Чехов, Вахтангов, Хмара, Успенская, Соловьева — все {149} блистали в «Сверчке». Но для меня волшебным духом спектакля навсегда осталась Дурасова в роли Мери-малютки. Она самоотверженно охраняла семейный очаг, эта резвая хлопотунья, олицетворявшая собой всю женственность мира. Маленькая, тоненькая — обтянутый лиф, широкая юбка с белым фартучком, на плечах белая косынка, на темных волосах чепчик. В мягких туфельках она, как ангел, летала по дому — нежная, целомудренная, озаренная светом любви и верности. Даже насморк, который она вопреки запретам Сулержицкого включила в жизнь Малютки на сцене, подчеркивал ее обаяние — она так мило и скромненько сморкалась. Это она, Малютка, уберегла свою семью, это она, не думая, не ведая, привела все и всех к счастливой развязке.
— Подожди, Джон, не люби меня еще немножко, теперь уже недолго. Вначале я не любила тебя так, как сейчас. С каждым днем, с каждым часом я люблю тебя все больше и больше. И всю мою любовь я теперь отдам тебе, — говорила она, плача и смеясь.
В Студии и МХАТ 2‑м Дурасова хорошо сыграла много ролей, но, мне кажется, ни в одной из них не была она так свободна, радостна, ни одной не отдавалась так полно и щедро. У Маруси время «Сверчка» было наполнено тяжелыми переживаниями (наше «соперничество» никак не влияло на дружбу, и она посвящала меня в них), но театральное счастье побеждало личное горе.
После закрытия МХАТ 2‑го Мария Александровна долго служила в Художественном театре. Не знаю почему, но там она утратила естественность и приобрела странную манеру речи, вроде как с иностранным акцентом. Играла она мало, довольно рано ушла на пенсию и доживала свою жизнь в новом комфортабельном Доме ветеранов сцены. Мы продолжали встречаться, и в пожилой, седой, но все еще миловидной женщине я вдруг снова видела очаровательную Малютку, одобренную самой Марией Николаевной Ермоловой в похвальном письме по поводу «Сверчка на печи».
Я играла Фею-Сверчка, роль небольшую, но выражающую фантастическую тему, заложенную в пьесе. Задолго до начала спектакля я забиралась в камин, где наверху была дырка. Перед поднятием занавеса Хмара подходил к камину: «Софочка, ты здесь? — Давно. — Горький приехал. — Слышала. — И К. С. пришел. — Какой ужас!» Так мы шептались каждый раз. Шел занавес. Я высовывала {150} голову из дырки, она попадала в цилиндр Джона, стоявший на камине. «Джон, Джон, Джон», — само имя звенело колокольчиком, позывным к началу действия. Цилиндр спадал с моей головы, обнаруживая на чепчике веселые рожки.

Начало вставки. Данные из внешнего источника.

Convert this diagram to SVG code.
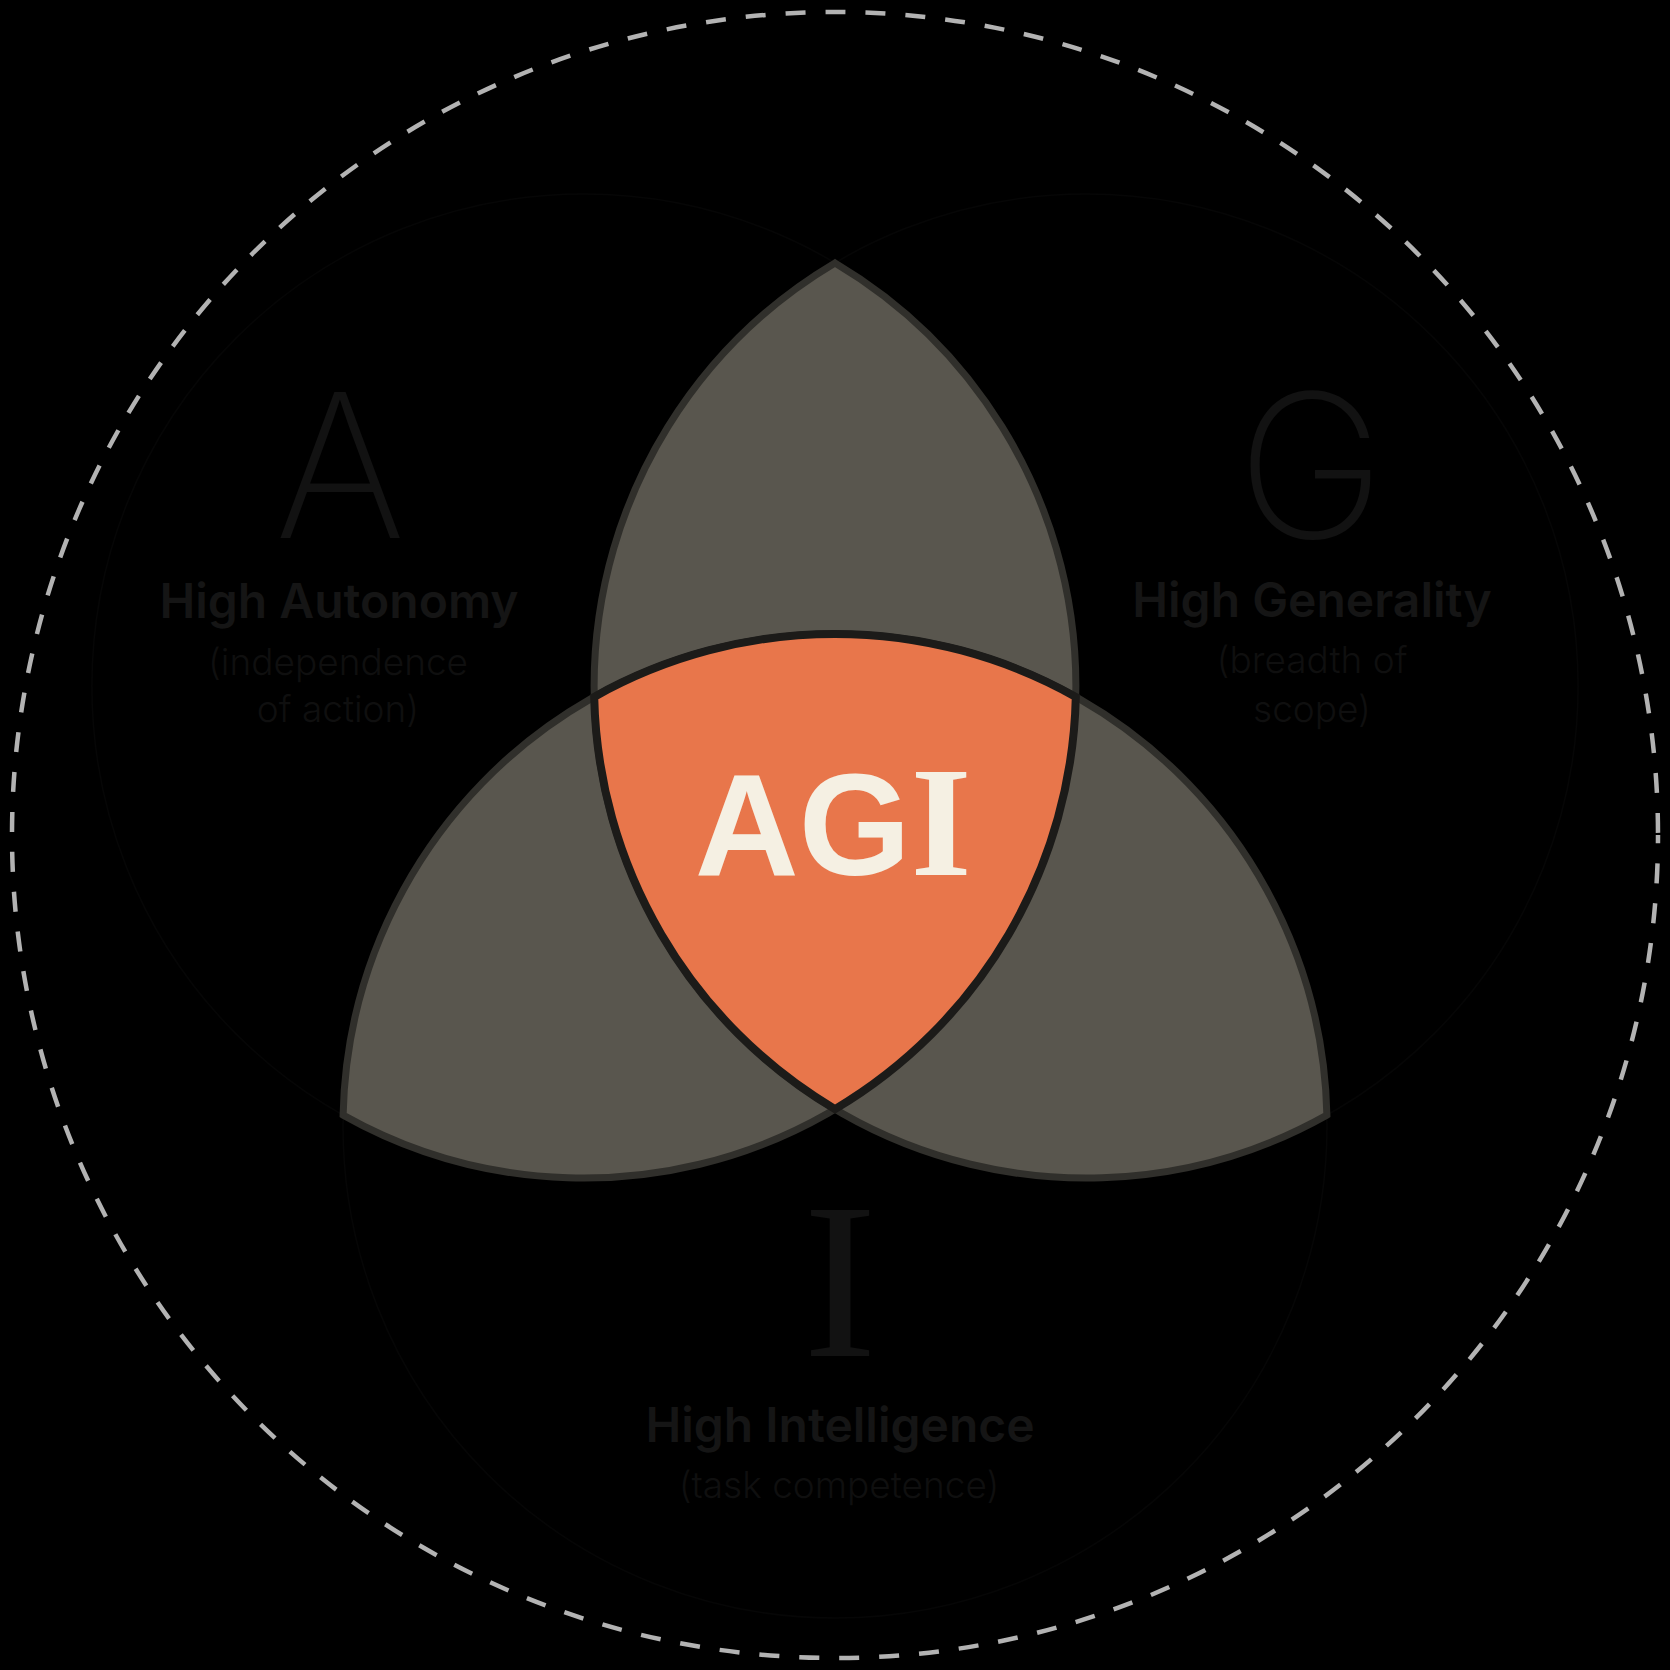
<svg xmlns="http://www.w3.org/2000/svg" width="1670" height="1670" viewBox="0 0 1670 1670">
  <defs>
    <style>
      .bg { fill: #000000; }
      .outer { fill: none; stroke: #b3b3b3; stroke-width: 4.5; stroke-dasharray: 20 20; stroke-dashoffset: 11.6; }
      .ghost { fill: none; stroke: #060606; stroke-width: 1.5; }
      .lens { fill: #59564e; stroke: #302f2b; stroke-width: 7; stroke-linejoin: miter; }
      .core { fill: #e8764b; stroke: #1c1b19; stroke-width: 8; stroke-linejoin: miter; }
      .big { font-family: Inter, "Liberation Sans", sans-serif; font-weight: 250; font-size: 200px; fill: #121212; text-anchor: middle; }
      .bigserif { font-family: "Liberation Serif", serif; font-weight: 400; font-size: 222px; fill: #121212; text-anchor: middle; }
      .head { font-family: Inter, "Liberation Sans", sans-serif; font-weight: 600; font-size: 48px; fill: #151515; text-anchor: middle; }
      .sub { font-family: Inter, "Liberation Sans", sans-serif; font-weight: 300; font-size: 37px; fill: #0f0f0f; text-anchor: middle; }
      .agi { font-family: "Liberation Sans", Arial, sans-serif; font-weight: 700; font-size: 144px; fill: #f5f0e3; text-anchor: middle; }
    </style>
  </defs>

  <rect class="bg" x="0" y="0" width="1670" height="1670"/>

  <g id="frame">
    <circle class="outer" cx="835" cy="835" r="823"/>
  </g>

  <g id="circles">
    <circle class="ghost" cx="583.9" cy="686" r="492"/>
    <circle class="ghost" cx="1086.1" cy="686" r="492"/>
    <circle class="ghost" cx="835" cy="1126" r="492"/>
  </g>

  <g id="lens-ag">
    <path class="lens" d="M835 262.9 A492 492 0 0 1 835 1109.1 A492 492 0 0 1 835 262.9 Z"/>
  </g>
  <g id="lens-ai">
    <path class="lens" d="M343.1 1115.1 A492 492 0 0 1 1075.8 696.9 A492 492 0 0 1 343.1 1115.1 Z"/>
  </g>
  <g id="lens-gi">
    <path class="lens" d="M594.2 696.9 A492 492 0 0 1 1326.9 1115.1 A492 492 0 0 1 594.2 696.9 Z"/>
  </g>

  <g id="agi">
    <path class="core" d="M594.2 696.9 A492 492 0 0 1 1075.8 696.9 A492 492 0 0 1 835 1109.1 A492 492 0 0 1 594.2 696.9 Z"/>
    <text class="agi" x="833" y="875">AG<tspan font-family="Liberation Serif, serif" font-size="156">I</tspan></text>
  </g>

  <g id="autonomy">
    <text class="big" x="340" y="538">A</text>
    <text class="head" x="339" y="618">High Autonomy</text>
    <text class="sub" x="338" y="675">(independence</text>
    <text class="sub" x="338" y="722">of action)</text>
  </g>

  <g id="generality">
    <text class="big" x="1311" y="538">G</text>
    <text class="head" x="1312" y="617">High Generality</text>
    <text class="sub" x="1312" y="673">(breadth of</text>
    <text class="sub" x="1312" y="722">scope)</text>
  </g>

  <g id="intelligence">
    <text class="bigserif" x="840" y="1356">I</text>
    <text class="head" x="840" y="1442">High Intelligence</text>
    <text class="sub" x="839" y="1498">(task competence)</text>
  </g>

  <g id="connectors"></g>
</svg>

Я любила эту роль. Полуфантастическое, нереальное существо было куда занятнее предыдущих скучных девиц — Клементины и Иды. Мне нравилось примащиваться в темном и теплом камине — он казался чревом, из которого я должна произойти. Кроме того, я чувствовала ответственность — ведь именно мне предстояло заманить публику, настроить ее внимание. И мне это удавалось.
«Сверчок» шел много лет, и я сыграла в нем еще две роли. Малютка, казалось мне, получилась — я горячо произносила ее последний монолог. Но когда спектакль перенесли на большую сцену в Художественный театр, этот любимый мой монолог прозвучал холодно — что-то засохло в душе. Наверное, я устремилась к результату, к чувству, забыв о действии. Немирович-Данченко был явно недоволен мной. А Тилли играла увлеченно, легко, придумала, что она не человек, а щенок, — это вышло забавно. Но, конечно, Успенскую не переиграла — создательницей образа была она.